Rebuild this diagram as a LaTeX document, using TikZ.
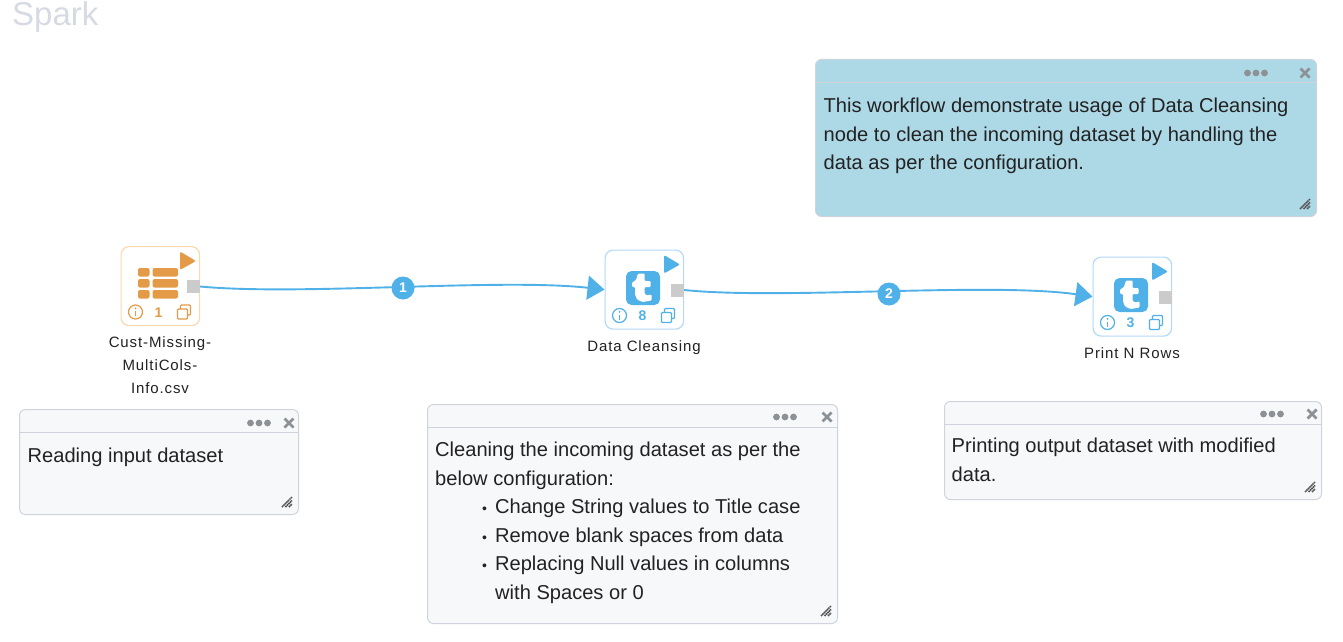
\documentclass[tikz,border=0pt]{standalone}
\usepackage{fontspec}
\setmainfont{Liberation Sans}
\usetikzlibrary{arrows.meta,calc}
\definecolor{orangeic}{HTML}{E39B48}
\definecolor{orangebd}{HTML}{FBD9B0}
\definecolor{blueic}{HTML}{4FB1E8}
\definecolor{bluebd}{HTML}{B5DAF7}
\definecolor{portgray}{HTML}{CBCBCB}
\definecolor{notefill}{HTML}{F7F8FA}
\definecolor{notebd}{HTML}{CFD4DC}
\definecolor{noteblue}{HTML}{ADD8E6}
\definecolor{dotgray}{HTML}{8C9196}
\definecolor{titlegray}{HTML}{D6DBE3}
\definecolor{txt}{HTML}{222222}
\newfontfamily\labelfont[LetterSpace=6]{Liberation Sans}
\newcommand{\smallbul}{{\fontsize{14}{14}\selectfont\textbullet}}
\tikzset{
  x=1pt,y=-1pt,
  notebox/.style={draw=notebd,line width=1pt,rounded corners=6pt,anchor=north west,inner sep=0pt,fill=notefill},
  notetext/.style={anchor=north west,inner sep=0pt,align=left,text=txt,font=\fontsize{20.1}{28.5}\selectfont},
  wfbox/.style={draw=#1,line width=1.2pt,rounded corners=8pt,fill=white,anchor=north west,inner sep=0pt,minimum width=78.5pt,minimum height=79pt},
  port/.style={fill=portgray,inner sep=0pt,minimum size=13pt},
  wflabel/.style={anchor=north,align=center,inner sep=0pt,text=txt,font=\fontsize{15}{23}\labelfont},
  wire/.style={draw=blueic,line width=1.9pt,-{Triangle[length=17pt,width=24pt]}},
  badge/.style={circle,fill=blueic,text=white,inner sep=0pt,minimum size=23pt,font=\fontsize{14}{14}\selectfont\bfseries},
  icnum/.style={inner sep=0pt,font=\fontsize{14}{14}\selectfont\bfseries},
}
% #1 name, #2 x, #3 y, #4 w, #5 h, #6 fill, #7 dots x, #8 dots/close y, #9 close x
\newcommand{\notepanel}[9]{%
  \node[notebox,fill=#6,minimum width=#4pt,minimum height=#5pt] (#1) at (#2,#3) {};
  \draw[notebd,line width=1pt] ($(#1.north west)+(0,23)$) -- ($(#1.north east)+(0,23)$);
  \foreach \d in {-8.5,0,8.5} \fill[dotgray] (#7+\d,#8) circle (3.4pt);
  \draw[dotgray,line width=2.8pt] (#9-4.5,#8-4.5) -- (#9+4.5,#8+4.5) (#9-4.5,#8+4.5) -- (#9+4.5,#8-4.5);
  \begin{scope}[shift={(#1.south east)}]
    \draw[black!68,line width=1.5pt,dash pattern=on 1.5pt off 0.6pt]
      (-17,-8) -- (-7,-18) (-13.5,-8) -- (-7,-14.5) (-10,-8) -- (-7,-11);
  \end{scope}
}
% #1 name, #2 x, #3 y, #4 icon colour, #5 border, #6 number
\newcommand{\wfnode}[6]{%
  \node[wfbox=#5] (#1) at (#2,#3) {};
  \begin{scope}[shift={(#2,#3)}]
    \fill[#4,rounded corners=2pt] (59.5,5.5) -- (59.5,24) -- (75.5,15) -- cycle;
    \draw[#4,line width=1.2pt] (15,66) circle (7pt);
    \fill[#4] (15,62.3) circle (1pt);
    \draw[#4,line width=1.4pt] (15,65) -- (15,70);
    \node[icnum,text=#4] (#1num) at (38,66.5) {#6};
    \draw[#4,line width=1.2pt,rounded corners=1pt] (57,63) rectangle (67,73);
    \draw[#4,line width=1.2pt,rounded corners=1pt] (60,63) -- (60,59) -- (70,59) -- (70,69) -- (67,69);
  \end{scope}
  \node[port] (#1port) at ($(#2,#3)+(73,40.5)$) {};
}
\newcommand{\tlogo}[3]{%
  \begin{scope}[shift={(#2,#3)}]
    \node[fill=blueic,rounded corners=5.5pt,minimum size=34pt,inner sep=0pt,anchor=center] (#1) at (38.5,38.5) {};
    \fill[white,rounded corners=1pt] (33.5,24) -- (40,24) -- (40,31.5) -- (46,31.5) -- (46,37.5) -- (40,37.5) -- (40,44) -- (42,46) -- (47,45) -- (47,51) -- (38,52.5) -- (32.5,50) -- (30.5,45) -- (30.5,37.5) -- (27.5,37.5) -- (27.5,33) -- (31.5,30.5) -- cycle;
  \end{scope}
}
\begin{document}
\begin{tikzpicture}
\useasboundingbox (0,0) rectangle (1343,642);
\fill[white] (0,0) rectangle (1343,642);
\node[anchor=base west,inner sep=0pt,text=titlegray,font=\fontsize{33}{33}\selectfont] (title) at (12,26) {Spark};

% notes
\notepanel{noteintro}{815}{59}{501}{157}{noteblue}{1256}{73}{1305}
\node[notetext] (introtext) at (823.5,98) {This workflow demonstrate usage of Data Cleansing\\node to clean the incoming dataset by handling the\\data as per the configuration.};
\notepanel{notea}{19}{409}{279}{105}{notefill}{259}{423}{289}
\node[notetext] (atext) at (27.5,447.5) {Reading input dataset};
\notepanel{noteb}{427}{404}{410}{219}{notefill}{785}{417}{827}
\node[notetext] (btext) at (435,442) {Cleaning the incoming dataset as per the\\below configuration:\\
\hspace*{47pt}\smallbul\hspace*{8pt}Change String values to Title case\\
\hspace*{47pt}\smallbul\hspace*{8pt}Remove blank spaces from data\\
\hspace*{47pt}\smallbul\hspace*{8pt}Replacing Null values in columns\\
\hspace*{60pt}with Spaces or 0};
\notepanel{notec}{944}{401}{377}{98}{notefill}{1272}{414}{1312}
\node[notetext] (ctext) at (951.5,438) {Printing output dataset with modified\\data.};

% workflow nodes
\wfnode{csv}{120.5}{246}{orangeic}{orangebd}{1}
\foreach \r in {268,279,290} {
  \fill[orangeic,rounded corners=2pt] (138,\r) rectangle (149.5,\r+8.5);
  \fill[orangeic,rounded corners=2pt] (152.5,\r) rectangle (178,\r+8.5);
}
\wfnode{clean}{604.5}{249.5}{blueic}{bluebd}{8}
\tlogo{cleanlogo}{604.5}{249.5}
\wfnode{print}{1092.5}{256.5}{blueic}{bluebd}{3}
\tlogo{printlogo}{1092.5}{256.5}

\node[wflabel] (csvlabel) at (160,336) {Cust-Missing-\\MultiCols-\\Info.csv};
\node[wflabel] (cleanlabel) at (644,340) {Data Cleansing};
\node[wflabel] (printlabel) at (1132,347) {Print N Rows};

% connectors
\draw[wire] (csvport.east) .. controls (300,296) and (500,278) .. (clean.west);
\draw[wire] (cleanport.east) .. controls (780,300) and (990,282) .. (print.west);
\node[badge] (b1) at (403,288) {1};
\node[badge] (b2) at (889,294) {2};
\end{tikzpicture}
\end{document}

——

▶ **Task instructions**: Omit the pictures, and quote the material above exactly as given.

▶ **Output for this exercise**:
Rebuild this diagram as a LaTeX document, using TikZ.
\documentclass[tikz,border=0pt]{standalone}
\usepackage{fontspec}
\setmainfont{Liberation Sans}
\usetikzlibrary{arrows.meta,calc}
\definecolor{orangeic}{HTML}{E39B48}
\definecolor{orangebd}{HTML}{FBD9B0}
\definecolor{blueic}{HTML}{4FB1E8}
\definecolor{bluebd}{HTML}{B5DAF7}
\definecolor{portgray}{HTML}{CBCBCB}
\definecolor{notefill}{HTML}{F7F8FA}
\definecolor{notebd}{HTML}{CFD4DC}
\definecolor{noteblue}{HTML}{ADD8E6}
\definecolor{dotgray}{HTML}{8C9196}
\definecolor{titlegray}{HTML}{D6DBE3}
\definecolor{txt}{HTML}{222222}
\newfontfamily\labelfont[LetterSpace=6]{Liberation Sans}
\newcommand{\smallbul}{{\fontsize{14}{14}\selectfont\textbullet}}
\tikzset{
  x=1pt,y=-1pt,
  notebox/.style={draw=notebd,line width=1pt,rounded corners=6pt,anchor=north west,inner sep=0pt,fill=notefill},
  notetext/.style={anchor=north west,inner sep=0pt,align=left,text=txt,font=\fontsize{20.1}{28.5}\selectfont},
  wfbox/.style={draw=#1,line width=1.2pt,rounded corners=8pt,fill=white,anchor=north west,inner sep=0pt,minimum width=78.5pt,minimum height=79pt},
  port/.style={fill=portgray,inner sep=0pt,minimum size=13pt},
  wflabel/.style={anchor=north,align=center,inner sep=0pt,text=txt,font=\fontsize{15}{23}\labelfont},
  wire/.style={draw=blueic,line width=1.9pt,-{Triangle[length=17pt,width=24pt]}},
  badge/.style={circle,fill=blueic,text=white,inner sep=0pt,minimum size=23pt,font=\fontsize{14}{14}\selectfont\bfseries},
  icnum/.style={inner sep=0pt,font=\fontsize{14}{14}\selectfont\bfseries},
}
% #1 name, #2 x, #3 y, #4 w, #5 h, #6 fill, #7 dots x, #8 dots/close y, #9 close x
\newcommand{\notepanel}[9]{%
  \node[notebox,fill=#6,minimum width=#4pt,minimum height=#5pt] (#1) at (#2,#3) {};
  \draw[notebd,line width=1pt] ($(#1.north west)+(0,23)$) -- ($(#1.north east)+(0,23)$);
  \foreach \d in {-8.5,0,8.5} \fill[dotgray] (#7+\d,#8) circle (3.4pt);
  \draw[dotgray,line width=2.8pt] (#9-4.5,#8-4.5) -- (#9+4.5,#8+4.5) (#9-4.5,#8+4.5) -- (#9+4.5,#8-4.5);
  \begin{scope}[shift={(#1.south east)}]
    \draw[black!68,line width=1.5pt,dash pattern=on 1.5pt off 0.6pt]
      (-17,-8) -- (-7,-18) (-13.5,-8) -- (-7,-14.5) (-10,-8) -- (-7,-11);
  \end{scope}
}
% #1 name, #2 x, #3 y, #4 icon colour, #5 border, #6 number
\newcommand{\wfnode}[6]{%
  \node[wfbox=#5] (#1) at (#2,#3) {};
  \begin{scope}[shift={(#2,#3)}]
    \fill[#4,rounded corners=2pt] (59.5,5.5) -- (59.5,24) -- (75.5,15) -- cycle;
    \draw[#4,line width=1.2pt] (15,66) circle (7pt);
    \fill[#4] (15,62.3) circle (1pt);
    \draw[#4,line width=1.4pt] (15,65) -- (15,70);
    \node[icnum,text=#4] (#1num) at (38,66.5) {#6};
    \draw[#4,line width=1.2pt,rounded corners=1pt] (57,63) rectangle (67,73);
    \draw[#4,line width=1.2pt,rounded corners=1pt] (60,63) -- (60,59) -- (70,59) -- (70,69) -- (67,69);
  \end{scope}
  \node[port] (#1port) at ($(#2,#3)+(73,40.5)$) {};
}
\newcommand{\tlogo}[3]{%
  \begin{scope}[shift={(#2,#3)}]
    \node[fill=blueic,rounded corners=5.5pt,minimum size=34pt,inner sep=0pt,anchor=center] (#1) at (38.5,38.5) {};
    \fill[white,rounded corners=1pt] (33.5,24) -- (40,24) -- (40,31.5) -- (46,31.5) -- (46,37.5) -- (40,37.5) -- (40,44) -- (42,46) -- (47,45) -- (47,51) -- (38,52.5) -- (32.5,50) -- (30.5,45) -- (30.5,37.5) -- (27.5,37.5) -- (27.5,33) -- (31.5,30.5) -- cycle;
  \end{scope}
}
\begin{document}
\begin{tikzpicture}
\useasboundingbox (0,0) rectangle (1343,642);
\fill[white] (0,0) rectangle (1343,642);
\node[anchor=base west,inner sep=0pt,text=titlegray,font=\fontsize{33}{33}\selectfont] (title) at (12,26) {Spark};

% notes
\notepanel{noteintro}{815}{59}{501}{157}{noteblue}{1256}{73}{1305}
\node[notetext] (introtext) at (823.5,98) {This workflow demonstrate usage of Data Cleansing\\node to clean the incoming dataset by handling the\\data as per the configuration.};
\notepanel{notea}{19}{409}{279}{105}{notefill}{259}{423}{289}
\node[notetext] (atext) at (27.5,447.5) {Reading input dataset};
\notepanel{noteb}{427}{404}{410}{219}{notefill}{785}{417}{827}
\node[notetext] (btext) at (435,442) {Cleaning the incoming dataset as per the\\below configuration:\\
\hspace*{47pt}\smallbul\hspace*{8pt}Change String values to Title case\\
\hspace*{47pt}\smallbul\hspace*{8pt}Remove blank spaces from data\\
\hspace*{47pt}\smallbul\hspace*{8pt}Replacing Null values in columns\\
\hspace*{60pt}with Spaces or 0};
\notepanel{notec}{944}{401}{377}{98}{notefill}{1272}{414}{1312}
\node[notetext] (ctext) at (951.5,438) {Printing output dataset with modified\\data.};

% workflow nodes
\wfnode{csv}{120.5}{246}{orangeic}{orangebd}{1}
\foreach \r in {268,279,290} {
  \fill[orangeic,rounded corners=2pt] (138,\r) rectangle (149.5,\r+8.5);
  \fill[orangeic,rounded corners=2pt] (152.5,\r) rectangle (178,\r+8.5);
}
\wfnode{clean}{604.5}{249.5}{blueic}{bluebd}{8}
\tlogo{cleanlogo}{604.5}{249.5}
\wfnode{print}{1092.5}{256.5}{blueic}{bluebd}{3}
\tlogo{printlogo}{1092.5}{256.5}

\node[wflabel] (csvlabel) at (160,336) {Cust-Missing-\\MultiCols-\\Info.csv};
\node[wflabel] (cleanlabel) at (644,340) {Data Cleansing};
\node[wflabel] (printlabel) at (1132,347) {Print N Rows};

% connectors
\draw[wire] (csvport.east) .. controls (300,296) and (500,278) .. (clean.west);
\draw[wire] (cleanport.east) .. controls (780,300) and (990,282) .. (print.west);
\node[badge] (b1) at (403,288) {1};
\node[badge] (b2) at (889,294) {2};
\end{tikzpicture}
\end{document}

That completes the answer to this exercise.